Author: Bhaskar Balakrishnan
Publication: Hindustan Times
Date: February 25, 2014
URL: http://www.hindustantimes.com/comment/analysis/terrorism-incubator-the-growing-terror-of-foreign-jihadists/article1-1187821.aspx
The conflict in Syria is nearing its third anniversary, with increasing numbers of deaths, displaced persons and refugees. The Geneva conference has failed to reach an agreement. Meanwhile, foreign ‘volunteers’ are flocking to Syria to participate in a jihad, turning the country into an incubatory of jihadist terror that promises to spread death and destruction across the globe.
By now, Syria’s conflict has killed over 1,40,000, displaced over 6 million out of Syria’s 22 million population, and cast out over 2 million refugees. Its heritage and monuments, built over 2,000 years, have been ravaged by bombing and shelling. Syria’s economy will take many years to recover. The country’s rich mosaic of cultures and religions has been torn apart.

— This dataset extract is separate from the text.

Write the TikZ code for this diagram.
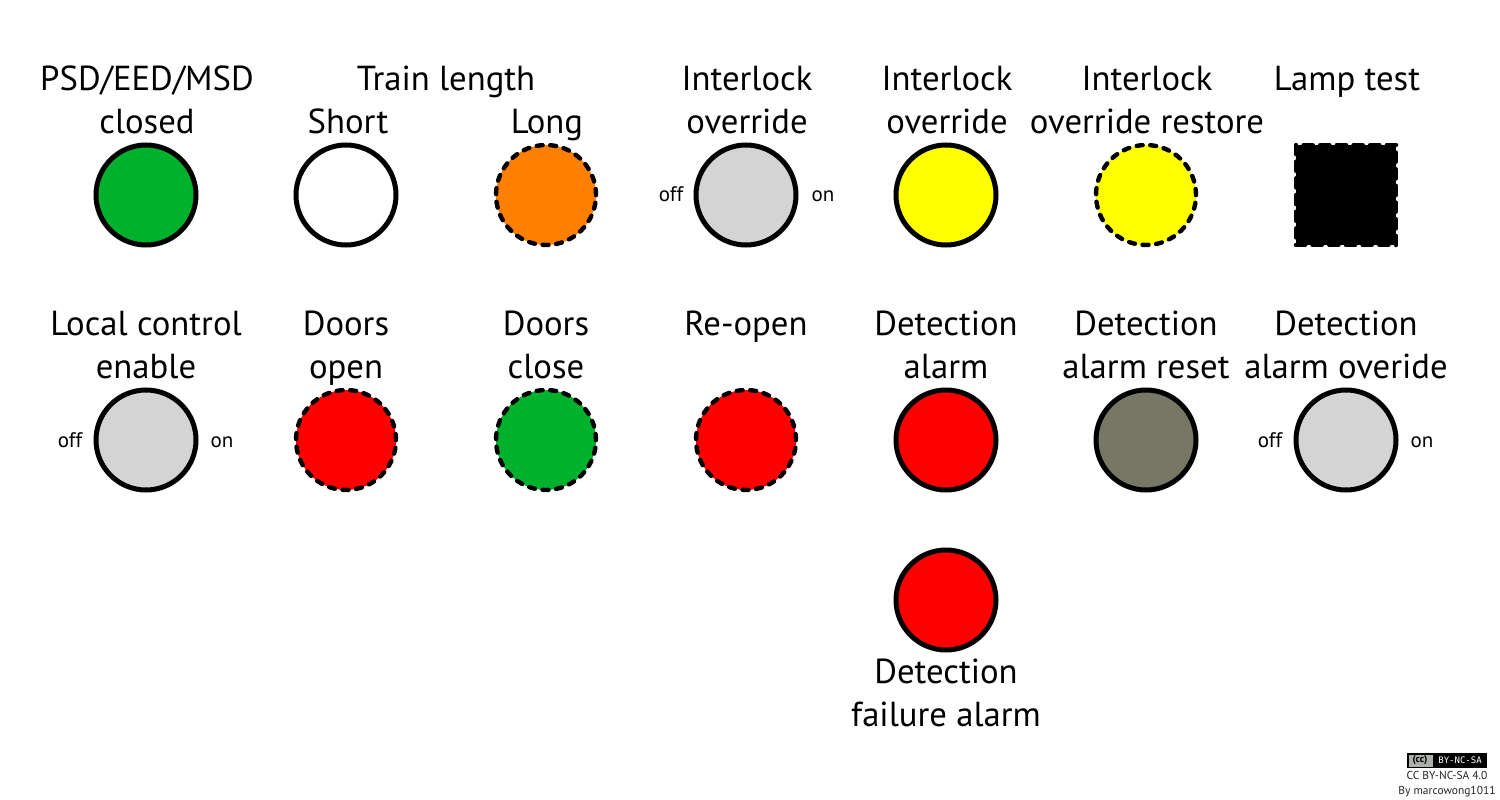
\documentclass[tikz,border=0pt]{standalone}
\usepackage{fontspec}
\setmainfont{PT Sans}
\newfontfamily\badgefont{DejaVu Sans Mono}
\definecolor{lgreen}{HTML}{00B12E}
\definecolor{lorange}{HTML}{FF8000}
\definecolor{lgrey}{HTML}{D4D4D4}
\definecolor{lyellow}{HTML}{FFFF00}
\definecolor{lred}{HTML}{FF0000}
\definecolor{lolive}{HTML}{767764}
\definecolor{ccgrey}{HTML}{AAB2AB}
\tikzset{
  x=1pt,y=-1pt,
  lamp/.style={circle,draw=black,line width=5pt,minimum size=100pt,inner sep=0pt,outer sep=0pt},
  blink/.style={lamp,line width=4.4pt,dash pattern=on 6pt off 7.65pt,line cap=round},
  lbl/.style={font=\fontsize{34.7}{43}\selectfont,align=center,inner sep=0pt,anchor=base,yshift=-1pt},
  sw/.style={font=\fontsize{21}{24}\selectfont,inner sep=0pt,anchor=base},
  cc/.style={font=\fontsize{11.5}{13}\selectfont,inner sep=0pt,anchor=base,text=black!85}
}
\begin{document}
\begin{tikzpicture}
\useasboundingbox (0,0) rectangle (1500,800);
\fill[white] (0,0) rectangle (1500,800);
% row 1 lamps
\node[lamp,fill=lgreen] (psd) at (146,195) {};
\node[lamp,fill=white] (short) at (346,195) {};
\node[blink,fill=lorange] (long) at (546,195) {};
\node[lamp,fill=lgrey] (ilsw) at (746,195) {};
\node[lamp,fill=lyellow] (il) at (946,195) {};
\node[blink,fill=lyellow] (ilr) at (1146,195) {};
\node[rectangle,draw=black,fill=black,line width=4.6pt,dash pattern=on 9pt off 7.67pt,line cap=round,minimum size=100pt,inner sep=0pt,outer sep=0pt] (lamptest) at (1346,195) {};
% row 2 lamps
\node[lamp,fill=lgrey] (local) at (146,440) {};
\node[blink,fill=lred] (dopen) at (346,440) {};
\node[blink,fill=lgreen] (dclose) at (546,440) {};
\node[blink,fill=lred] (reopen) at (746,440) {};
\node[lamp,fill=lred] (det) at (946,440) {};
\node[lamp,fill=lolive] (detr) at (1146,440) {};
\node[lamp,fill=lgrey] (deto) at (1346,440) {};
\node[lamp,fill=lred] (detf) at (946,600) {};
% row 1 labels
\node[lbl] (t1a) at (147,89) {PSD/EED/MSD};
\node[lbl] (t1b) at (147,132) {closed};
\node[lbl] (t2) at (446,89) {Train length};
\node[lbl] (t2a) at (348,132) {Short};
\node[lbl] (t2b) at (547,132) {Long};
\node[lbl] (t3a) at (747,89) {Interlock};
\node[lbl] (t3b) at (747,132) {override};
\node[lbl] (t4a) at (947,89) {Interlock};
\node[lbl] (t4b) at (947,132) {override};
\node[lbl] (t5a) at (1147,89) {Interlock};
\node[lbl] (t5b) at (1147,132) {override restore};
\node[lbl] (t6) at (1347,89) {Lamp test};
% row 2 labels
\node[lbl] (u1a) at (146,334) {Local control};
\node[lbl] (u1b) at (146,377) {enable};
\node[lbl] (u2a) at (346,334) {Doors};
\node[lbl] (u2b) at (346,377) {open};
\node[lbl] (u3a) at (546,334) {Doors};
\node[lbl] (u3b) at (546,377) {close};
\node[lbl] (u4) at (746,334) {Re-open};
\node[lbl] (u5a) at (946,334) {Detection};
\node[lbl] (u5b) at (946,377) {alarm};
\node[lbl] (u6a) at (1146,334) {Detection};
\node[lbl] (u6b) at (1146,377) {alarm reset};
\node[lbl] (u7a) at (1346,334) {Detection};
\node[lbl] (u7b) at (1346,377) {alarm overide};
\node[lbl] (v1) at (946,682) {Detection};
\node[lbl] (v2) at (946,725) {failure alarm};
% switch labels
\node[sw] (off1) at (671,201) {off};
\node[sw] (on1) at (823,201) {on};
\node[sw] (off2) at (70,447) {off};
\node[sw] (on2) at (222,447) {on};
\node[sw] (off3) at (1270,447) {off};
\node[sw] (on3) at (1422,447) {on};
% licence badge
\node[draw=black,fill=black,line width=0.8pt,minimum width=79pt,minimum height=14pt,inner sep=0pt] (badge) at (1447,760.5) {};
\fill[ccgrey] (1408.5,754.5) rectangle (1433,767);
\node[font=\fontsize{10}{10}\selectfont\bfseries,inner sep=0pt] (cclogo) at (1420,760) {(cc)};
\node[font=\badgefont\fontsize{9}{9}\selectfont,text=white,inner sep=0pt] (ccterms) at (1460,760.5) {BY-NC-SA};
\node[cc] (cc1) at (1447,779) {CC BY-NC-SA 4.0};
\node[cc] (cc2) at (1447,794) {By marcowong1011};
\end{tikzpicture}
\end{document}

The conflict has attracted some 7,000 fighters from over 50 countries. They have been lured by predictions in a version of Islamic ideology that ‘the final battle at the end of time will take place in the area encompassing Syria, Jordan, Lebanon, Palestine and Israel’. This is further inflamed by stories of atrocities against Sunni Muslims said to be committed by the Assad regime and its principal Shia backer, Iran.
The bulk of these are under the banner of the Jabhat Al-Nusra and the Islamic State of Iraq and Al-Sham (ISIS), both linked to al Qaeda, in northern and eastern Syria. However, al Qaeda’s leader Ayman al-Zawahiri has recently denounced the ISIS and severed connections, and clashes are taking place among these groups. A prominent ISIS leader Abu Khalid al-Suri, closely linked to al Qaeda, was recently killed.
Saudi Arabia, with the US’ approval, has begun supplying portable anti-tank and anti-aircraft missiles to the rebel groups in the south. A major conflict is raging around Yabroud, a city 80 km north of Damascus, as the regime seeks to secure the highway from Damascus to the north.
The foreign fighters are getting trained in using IEDs, car bombs, suicide attacks and grisly acts such as beheading of captured infidels. A Pakistani-origin British national recently carried out a car bomb attack at a jail in Aleppo, releasing hundreds of prisoners. There is the spectre of Muslim sectarian conflict that threatens to spread beyond Syria. Lebanon and Iraq are witnessing an upsurge of terrorist attacks against Shias because of the support extended by the Hezbollah to the Assad regime.
It is important that the Geneva process produces results at the earliest. The structure and role of a transitional arrangement should be negotiated without preconditions. Iran and Saudi Arabia can play a positive role. The UN Security Council resolution recently adopted is a welcome development but needs to be translated into action on the ground. While the conflict continues, the Geneva process should get the combatant parties to agree to comply with and enforce the Geneva Protocol II on internal armed conflicts.
The foreign jihadist elements involved in the Syrian conflict pose a threat in their countries of origin and in other conflict areas such as Chechnya and Kashmir. Other areas that could be affected by foreign jihadists from Syria range from Egypt, Somalia, Yemen, Sudan to South and Southeast Asia. Governments should strengthen and coordinate monitoring the movement of fighters, and take measures to combat the movement, financing and operations of foreign fighters in Syria.